AIM OF THE EXERCISE -
Go through the records below from the first line and print each one exactly, stopping after the line that contains "const pacificColor = '#c579b7';". Do not print pictures or anything past that line.

(Source code of charts)
☆ ☆ ☆ ☆ ☆ ☆ ☆
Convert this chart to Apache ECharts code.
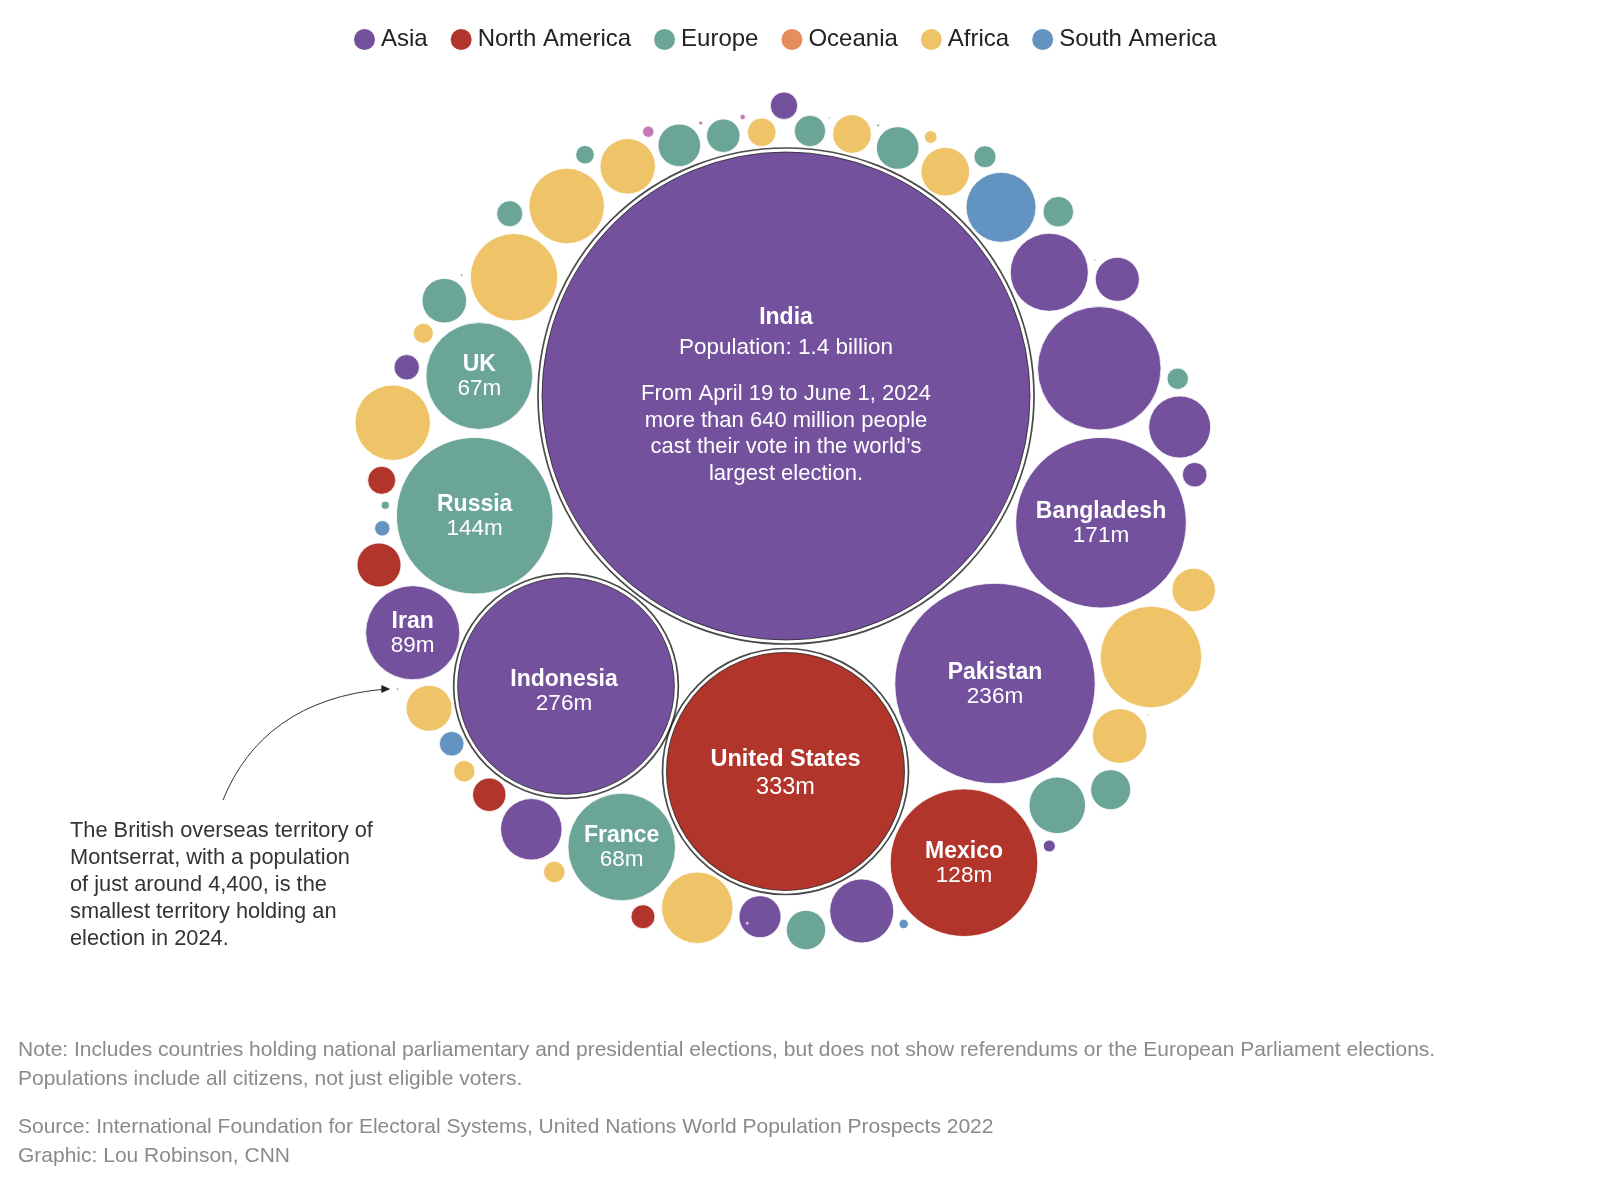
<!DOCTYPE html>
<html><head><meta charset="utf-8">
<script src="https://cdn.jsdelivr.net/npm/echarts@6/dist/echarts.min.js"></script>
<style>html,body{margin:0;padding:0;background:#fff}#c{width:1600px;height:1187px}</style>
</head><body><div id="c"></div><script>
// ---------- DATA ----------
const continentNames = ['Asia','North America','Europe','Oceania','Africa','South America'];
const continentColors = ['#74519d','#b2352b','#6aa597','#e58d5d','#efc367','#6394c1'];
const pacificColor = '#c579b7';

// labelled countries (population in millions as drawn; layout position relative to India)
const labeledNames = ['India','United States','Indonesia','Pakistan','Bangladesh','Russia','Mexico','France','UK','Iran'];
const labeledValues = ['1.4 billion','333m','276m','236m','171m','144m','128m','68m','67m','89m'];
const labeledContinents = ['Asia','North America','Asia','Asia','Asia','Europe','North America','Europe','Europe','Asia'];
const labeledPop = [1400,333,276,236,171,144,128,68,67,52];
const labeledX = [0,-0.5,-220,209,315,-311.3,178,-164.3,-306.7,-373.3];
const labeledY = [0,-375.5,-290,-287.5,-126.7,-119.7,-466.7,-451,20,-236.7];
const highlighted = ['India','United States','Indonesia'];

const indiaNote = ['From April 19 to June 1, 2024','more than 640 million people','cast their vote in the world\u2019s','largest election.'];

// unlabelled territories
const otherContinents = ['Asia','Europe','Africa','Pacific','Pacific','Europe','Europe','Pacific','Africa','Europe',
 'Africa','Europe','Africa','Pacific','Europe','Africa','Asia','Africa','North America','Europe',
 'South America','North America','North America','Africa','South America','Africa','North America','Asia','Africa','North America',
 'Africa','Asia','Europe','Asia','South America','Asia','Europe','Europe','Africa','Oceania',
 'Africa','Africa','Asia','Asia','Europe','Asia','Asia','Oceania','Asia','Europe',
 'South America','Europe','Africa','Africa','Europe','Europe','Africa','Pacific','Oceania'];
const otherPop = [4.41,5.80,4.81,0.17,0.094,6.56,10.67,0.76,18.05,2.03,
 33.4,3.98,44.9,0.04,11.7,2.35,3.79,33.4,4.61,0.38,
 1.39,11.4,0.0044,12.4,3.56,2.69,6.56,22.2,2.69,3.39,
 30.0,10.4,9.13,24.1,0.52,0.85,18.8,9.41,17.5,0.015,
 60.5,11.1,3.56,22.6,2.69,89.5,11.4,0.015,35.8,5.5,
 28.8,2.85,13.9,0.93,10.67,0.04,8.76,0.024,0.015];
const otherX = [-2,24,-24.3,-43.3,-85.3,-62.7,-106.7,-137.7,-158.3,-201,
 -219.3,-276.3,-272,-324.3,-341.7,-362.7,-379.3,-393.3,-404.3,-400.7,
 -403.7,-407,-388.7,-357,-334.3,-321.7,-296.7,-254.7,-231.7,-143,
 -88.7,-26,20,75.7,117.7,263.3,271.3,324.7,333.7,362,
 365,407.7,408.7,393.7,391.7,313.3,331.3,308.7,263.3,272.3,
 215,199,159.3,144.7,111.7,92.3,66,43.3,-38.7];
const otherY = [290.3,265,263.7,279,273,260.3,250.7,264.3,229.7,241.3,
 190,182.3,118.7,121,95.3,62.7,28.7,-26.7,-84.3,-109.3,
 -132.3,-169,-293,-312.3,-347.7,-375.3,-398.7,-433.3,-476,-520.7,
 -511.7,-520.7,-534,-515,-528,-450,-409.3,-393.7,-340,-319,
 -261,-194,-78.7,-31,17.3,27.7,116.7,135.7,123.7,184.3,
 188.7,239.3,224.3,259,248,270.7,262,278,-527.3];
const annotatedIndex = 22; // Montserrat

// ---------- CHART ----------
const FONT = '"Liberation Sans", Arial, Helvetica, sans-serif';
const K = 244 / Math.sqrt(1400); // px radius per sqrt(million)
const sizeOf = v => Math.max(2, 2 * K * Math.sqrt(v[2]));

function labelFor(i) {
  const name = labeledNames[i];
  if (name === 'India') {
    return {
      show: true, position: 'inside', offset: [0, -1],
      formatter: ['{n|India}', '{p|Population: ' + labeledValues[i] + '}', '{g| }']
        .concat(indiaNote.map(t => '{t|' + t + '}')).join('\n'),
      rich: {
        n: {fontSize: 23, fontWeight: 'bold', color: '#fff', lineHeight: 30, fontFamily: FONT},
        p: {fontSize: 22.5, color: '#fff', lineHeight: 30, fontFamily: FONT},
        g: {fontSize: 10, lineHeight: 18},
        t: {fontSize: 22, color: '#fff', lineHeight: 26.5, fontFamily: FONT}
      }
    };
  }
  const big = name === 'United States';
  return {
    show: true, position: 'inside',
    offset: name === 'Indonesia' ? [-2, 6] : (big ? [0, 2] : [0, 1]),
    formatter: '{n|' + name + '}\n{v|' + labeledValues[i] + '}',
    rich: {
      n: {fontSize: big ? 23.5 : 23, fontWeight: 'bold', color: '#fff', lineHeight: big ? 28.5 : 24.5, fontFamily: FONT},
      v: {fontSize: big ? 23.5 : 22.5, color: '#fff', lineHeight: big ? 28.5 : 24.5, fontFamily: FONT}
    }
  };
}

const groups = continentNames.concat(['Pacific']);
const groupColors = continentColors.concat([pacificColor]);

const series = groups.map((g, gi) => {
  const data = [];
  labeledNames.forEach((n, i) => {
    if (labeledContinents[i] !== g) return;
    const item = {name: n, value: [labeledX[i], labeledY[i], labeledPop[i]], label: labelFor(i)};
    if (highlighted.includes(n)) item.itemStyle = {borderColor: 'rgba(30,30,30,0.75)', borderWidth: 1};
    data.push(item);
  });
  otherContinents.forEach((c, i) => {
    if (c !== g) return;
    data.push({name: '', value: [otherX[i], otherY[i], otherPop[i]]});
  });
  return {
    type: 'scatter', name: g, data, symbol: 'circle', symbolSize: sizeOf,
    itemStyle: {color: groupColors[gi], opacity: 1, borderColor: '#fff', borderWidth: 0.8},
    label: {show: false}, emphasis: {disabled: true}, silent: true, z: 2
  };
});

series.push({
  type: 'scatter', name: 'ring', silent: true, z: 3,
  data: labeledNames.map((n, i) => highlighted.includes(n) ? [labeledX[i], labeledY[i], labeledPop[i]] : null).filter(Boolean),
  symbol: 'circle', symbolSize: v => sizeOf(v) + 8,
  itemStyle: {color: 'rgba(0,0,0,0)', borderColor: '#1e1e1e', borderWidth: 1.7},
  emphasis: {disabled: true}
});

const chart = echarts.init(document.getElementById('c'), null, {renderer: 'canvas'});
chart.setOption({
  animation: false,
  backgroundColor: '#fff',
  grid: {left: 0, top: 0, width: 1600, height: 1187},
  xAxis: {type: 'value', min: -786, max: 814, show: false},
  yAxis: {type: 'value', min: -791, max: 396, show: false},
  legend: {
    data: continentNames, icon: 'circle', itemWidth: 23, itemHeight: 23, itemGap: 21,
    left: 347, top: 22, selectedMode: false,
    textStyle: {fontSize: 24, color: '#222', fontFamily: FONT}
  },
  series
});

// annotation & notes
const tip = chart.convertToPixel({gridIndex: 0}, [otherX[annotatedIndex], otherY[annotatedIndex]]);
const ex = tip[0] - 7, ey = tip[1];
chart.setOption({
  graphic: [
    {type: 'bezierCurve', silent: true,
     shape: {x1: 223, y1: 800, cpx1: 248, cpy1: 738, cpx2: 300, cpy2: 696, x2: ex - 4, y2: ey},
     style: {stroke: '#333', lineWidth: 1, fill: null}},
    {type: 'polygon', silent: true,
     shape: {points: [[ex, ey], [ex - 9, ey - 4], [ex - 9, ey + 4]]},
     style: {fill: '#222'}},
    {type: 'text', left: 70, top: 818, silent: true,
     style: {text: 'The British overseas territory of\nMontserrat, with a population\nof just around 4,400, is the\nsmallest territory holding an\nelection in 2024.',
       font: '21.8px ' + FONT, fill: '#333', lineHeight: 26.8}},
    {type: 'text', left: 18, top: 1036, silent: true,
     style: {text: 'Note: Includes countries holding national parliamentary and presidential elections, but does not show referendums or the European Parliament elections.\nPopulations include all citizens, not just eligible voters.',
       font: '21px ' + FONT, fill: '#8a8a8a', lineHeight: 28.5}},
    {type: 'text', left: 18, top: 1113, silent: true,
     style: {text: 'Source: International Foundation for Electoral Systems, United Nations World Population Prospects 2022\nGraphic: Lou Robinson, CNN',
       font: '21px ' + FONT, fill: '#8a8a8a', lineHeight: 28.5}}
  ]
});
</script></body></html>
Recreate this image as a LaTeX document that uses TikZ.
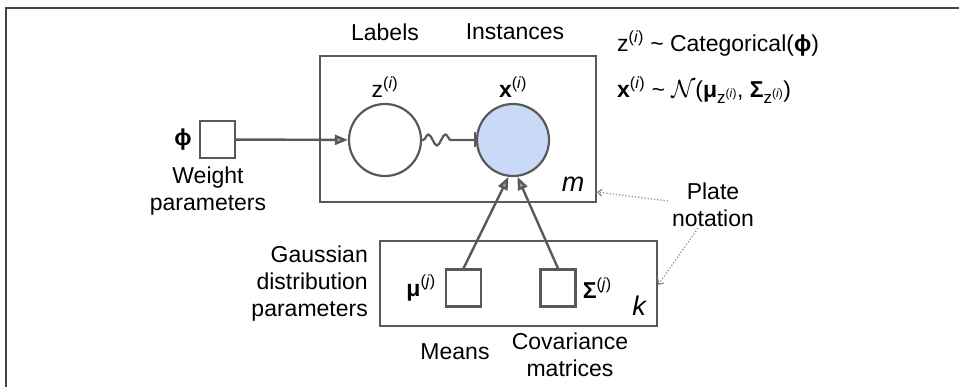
☆ ☆ ☆ ☆ ☆ ☆ ☆
EXPECTED OUTPUT -
Convert this chart to Apache ECharts code.
<!DOCTYPE html>
<html><head><meta charset="utf-8">
<script src="https://cdn.jsdelivr.net/npm/echarts@6/dist/echarts.min.js"></script>
<style>html,body{margin:0;padding:0;background:#fff}#c{width:1600px;height:1187px}</style>
</head><body><div id="c"></div><script>
// ---------- DATA ----------
const continentNames = ['Asia','North America','Europe','Oceania','Africa','South America'];
const continentColors = ['#74519d','#b2352b','#6aa597','#e58d5d','#efc367','#6394c1'];
const pacificColor = '#c579b7';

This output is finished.